## GOAL
List all the lines in these records that hold "matplotlib".

## DATA PROVIDED
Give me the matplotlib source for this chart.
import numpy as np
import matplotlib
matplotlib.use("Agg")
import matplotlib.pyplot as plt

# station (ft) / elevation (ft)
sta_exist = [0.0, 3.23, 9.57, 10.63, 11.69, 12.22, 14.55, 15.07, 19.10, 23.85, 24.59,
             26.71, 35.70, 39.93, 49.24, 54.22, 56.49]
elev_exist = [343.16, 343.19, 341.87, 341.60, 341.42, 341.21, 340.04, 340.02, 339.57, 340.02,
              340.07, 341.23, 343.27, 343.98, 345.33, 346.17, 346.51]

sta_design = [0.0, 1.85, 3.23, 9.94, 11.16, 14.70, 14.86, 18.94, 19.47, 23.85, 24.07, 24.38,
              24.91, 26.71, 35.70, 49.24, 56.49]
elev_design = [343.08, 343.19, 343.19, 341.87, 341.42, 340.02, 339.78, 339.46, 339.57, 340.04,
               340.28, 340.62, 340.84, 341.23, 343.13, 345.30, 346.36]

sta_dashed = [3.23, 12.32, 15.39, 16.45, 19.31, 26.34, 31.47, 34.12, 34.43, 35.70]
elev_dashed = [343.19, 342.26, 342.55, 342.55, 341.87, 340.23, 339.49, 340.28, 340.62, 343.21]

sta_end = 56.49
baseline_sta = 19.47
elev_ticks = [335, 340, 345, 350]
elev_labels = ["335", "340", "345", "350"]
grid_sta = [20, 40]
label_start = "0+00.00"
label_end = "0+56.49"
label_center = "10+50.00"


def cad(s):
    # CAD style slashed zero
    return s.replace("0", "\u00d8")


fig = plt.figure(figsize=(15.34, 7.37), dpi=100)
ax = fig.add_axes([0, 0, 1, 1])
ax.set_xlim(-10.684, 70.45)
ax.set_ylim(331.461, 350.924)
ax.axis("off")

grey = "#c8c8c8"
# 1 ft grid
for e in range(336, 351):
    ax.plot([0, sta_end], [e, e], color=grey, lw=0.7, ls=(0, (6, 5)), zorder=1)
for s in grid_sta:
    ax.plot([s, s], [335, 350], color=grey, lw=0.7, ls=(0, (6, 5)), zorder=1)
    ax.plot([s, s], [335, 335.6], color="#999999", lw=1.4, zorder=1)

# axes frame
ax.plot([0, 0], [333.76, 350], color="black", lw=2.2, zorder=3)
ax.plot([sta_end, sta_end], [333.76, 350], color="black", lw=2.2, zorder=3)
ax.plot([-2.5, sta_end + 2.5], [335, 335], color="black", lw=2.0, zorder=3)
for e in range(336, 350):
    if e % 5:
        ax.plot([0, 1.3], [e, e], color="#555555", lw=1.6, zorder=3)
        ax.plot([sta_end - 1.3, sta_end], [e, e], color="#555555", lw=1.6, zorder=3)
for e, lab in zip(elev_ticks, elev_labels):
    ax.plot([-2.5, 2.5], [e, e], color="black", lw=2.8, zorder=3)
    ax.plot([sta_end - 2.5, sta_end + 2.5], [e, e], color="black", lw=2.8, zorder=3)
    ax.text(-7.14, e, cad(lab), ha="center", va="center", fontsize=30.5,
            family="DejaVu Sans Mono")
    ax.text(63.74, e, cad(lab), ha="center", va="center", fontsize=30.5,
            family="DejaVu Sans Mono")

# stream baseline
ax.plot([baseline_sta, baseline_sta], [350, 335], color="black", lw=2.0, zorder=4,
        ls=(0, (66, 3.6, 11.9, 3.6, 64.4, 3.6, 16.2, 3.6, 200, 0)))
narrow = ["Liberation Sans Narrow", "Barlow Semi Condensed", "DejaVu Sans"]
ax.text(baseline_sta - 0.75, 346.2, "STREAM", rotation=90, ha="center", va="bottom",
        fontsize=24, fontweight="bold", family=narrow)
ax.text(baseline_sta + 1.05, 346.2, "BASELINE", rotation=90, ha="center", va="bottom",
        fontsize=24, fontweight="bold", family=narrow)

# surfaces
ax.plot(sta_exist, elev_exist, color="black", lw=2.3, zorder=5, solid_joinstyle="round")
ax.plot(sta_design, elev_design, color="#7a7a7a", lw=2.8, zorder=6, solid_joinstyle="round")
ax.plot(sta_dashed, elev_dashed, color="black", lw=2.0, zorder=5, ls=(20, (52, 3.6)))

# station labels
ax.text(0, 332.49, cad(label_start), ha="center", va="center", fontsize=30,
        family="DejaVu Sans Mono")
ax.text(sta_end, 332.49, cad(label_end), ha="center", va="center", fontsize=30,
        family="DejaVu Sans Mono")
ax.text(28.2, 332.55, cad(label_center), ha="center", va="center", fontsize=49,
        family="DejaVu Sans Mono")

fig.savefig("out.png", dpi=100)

==

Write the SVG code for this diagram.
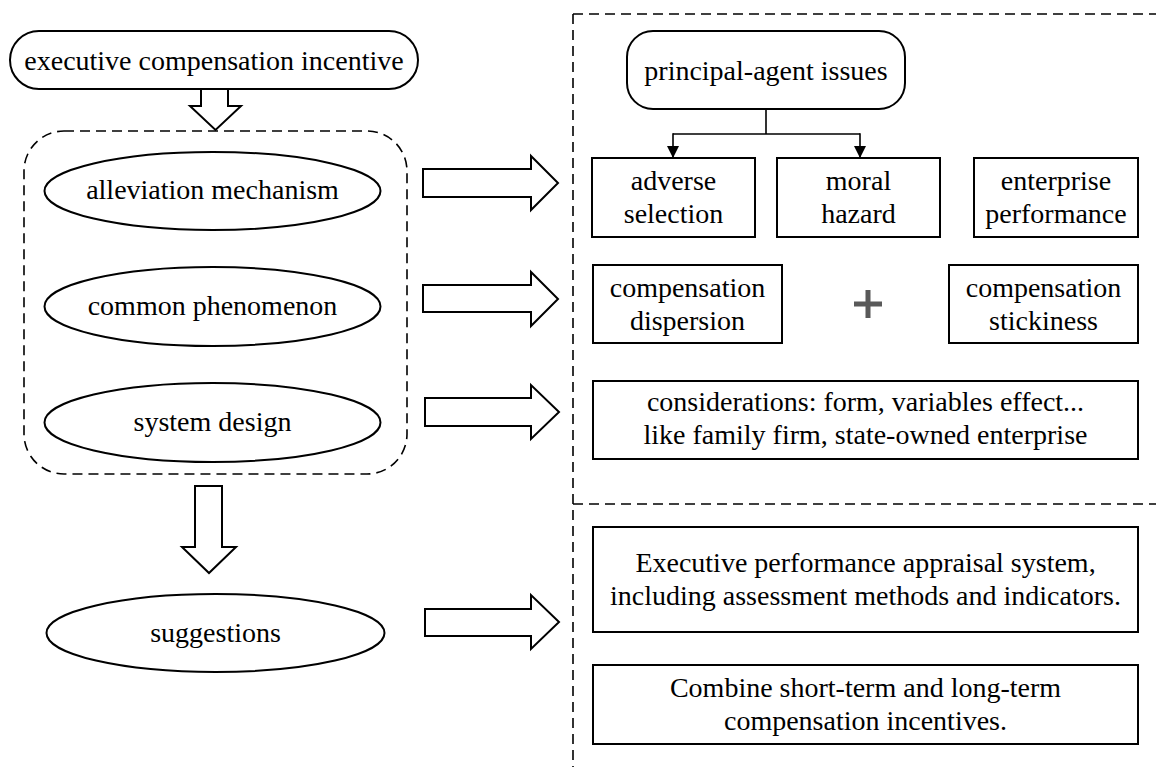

...

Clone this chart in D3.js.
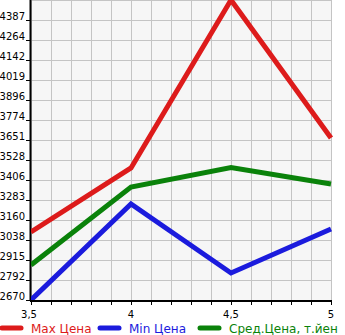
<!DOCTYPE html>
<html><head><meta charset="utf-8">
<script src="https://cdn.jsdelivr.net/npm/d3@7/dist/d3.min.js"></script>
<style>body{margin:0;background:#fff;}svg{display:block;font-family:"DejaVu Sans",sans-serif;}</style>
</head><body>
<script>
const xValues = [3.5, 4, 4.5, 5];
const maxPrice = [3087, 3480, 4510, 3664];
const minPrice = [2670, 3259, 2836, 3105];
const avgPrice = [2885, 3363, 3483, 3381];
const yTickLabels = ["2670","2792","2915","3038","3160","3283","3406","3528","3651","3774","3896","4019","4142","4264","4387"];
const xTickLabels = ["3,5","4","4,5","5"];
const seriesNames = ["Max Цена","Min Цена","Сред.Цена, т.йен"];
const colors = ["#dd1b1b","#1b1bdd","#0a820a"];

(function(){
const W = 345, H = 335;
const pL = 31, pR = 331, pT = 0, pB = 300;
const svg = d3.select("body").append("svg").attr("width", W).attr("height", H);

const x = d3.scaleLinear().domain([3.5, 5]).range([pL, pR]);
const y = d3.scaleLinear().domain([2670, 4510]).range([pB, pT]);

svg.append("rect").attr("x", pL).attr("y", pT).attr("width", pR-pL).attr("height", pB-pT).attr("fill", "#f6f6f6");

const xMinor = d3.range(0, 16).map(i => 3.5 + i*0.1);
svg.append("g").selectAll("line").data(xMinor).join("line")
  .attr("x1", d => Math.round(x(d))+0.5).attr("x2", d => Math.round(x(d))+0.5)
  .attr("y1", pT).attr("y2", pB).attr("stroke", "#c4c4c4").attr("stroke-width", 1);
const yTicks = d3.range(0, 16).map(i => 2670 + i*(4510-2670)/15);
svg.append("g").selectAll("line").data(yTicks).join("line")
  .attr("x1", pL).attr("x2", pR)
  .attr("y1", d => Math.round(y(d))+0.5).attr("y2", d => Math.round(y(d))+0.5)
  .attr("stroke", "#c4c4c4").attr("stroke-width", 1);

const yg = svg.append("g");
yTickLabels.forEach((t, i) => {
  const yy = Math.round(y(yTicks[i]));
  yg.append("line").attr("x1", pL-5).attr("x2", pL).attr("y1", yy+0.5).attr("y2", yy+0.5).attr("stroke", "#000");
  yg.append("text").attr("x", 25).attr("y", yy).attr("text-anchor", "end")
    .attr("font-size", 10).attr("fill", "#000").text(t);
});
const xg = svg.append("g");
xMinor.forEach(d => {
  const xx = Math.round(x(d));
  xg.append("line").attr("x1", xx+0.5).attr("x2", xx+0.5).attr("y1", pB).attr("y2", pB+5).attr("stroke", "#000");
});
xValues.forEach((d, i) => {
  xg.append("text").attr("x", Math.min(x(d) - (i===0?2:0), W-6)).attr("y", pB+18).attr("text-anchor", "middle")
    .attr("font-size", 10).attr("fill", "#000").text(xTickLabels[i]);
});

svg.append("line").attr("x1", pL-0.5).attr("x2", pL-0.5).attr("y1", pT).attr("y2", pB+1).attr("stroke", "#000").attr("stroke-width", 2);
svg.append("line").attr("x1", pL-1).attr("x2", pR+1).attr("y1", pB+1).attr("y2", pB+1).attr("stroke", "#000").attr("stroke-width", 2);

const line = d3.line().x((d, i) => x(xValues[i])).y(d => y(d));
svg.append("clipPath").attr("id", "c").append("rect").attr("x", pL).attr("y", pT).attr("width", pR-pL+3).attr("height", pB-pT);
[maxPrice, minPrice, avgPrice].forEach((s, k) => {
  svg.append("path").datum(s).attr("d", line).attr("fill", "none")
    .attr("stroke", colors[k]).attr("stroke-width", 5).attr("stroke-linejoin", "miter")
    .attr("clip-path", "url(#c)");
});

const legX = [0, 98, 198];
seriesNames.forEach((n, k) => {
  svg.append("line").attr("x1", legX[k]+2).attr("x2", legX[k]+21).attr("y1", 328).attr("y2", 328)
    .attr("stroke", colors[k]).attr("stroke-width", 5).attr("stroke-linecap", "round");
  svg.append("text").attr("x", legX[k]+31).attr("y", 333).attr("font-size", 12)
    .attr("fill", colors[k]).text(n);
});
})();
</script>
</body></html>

## TASK OUTPUT
Give me the matplotlib source for this chart.
import matplotlib
matplotlib.use("Agg")
import matplotlib.pyplot as plt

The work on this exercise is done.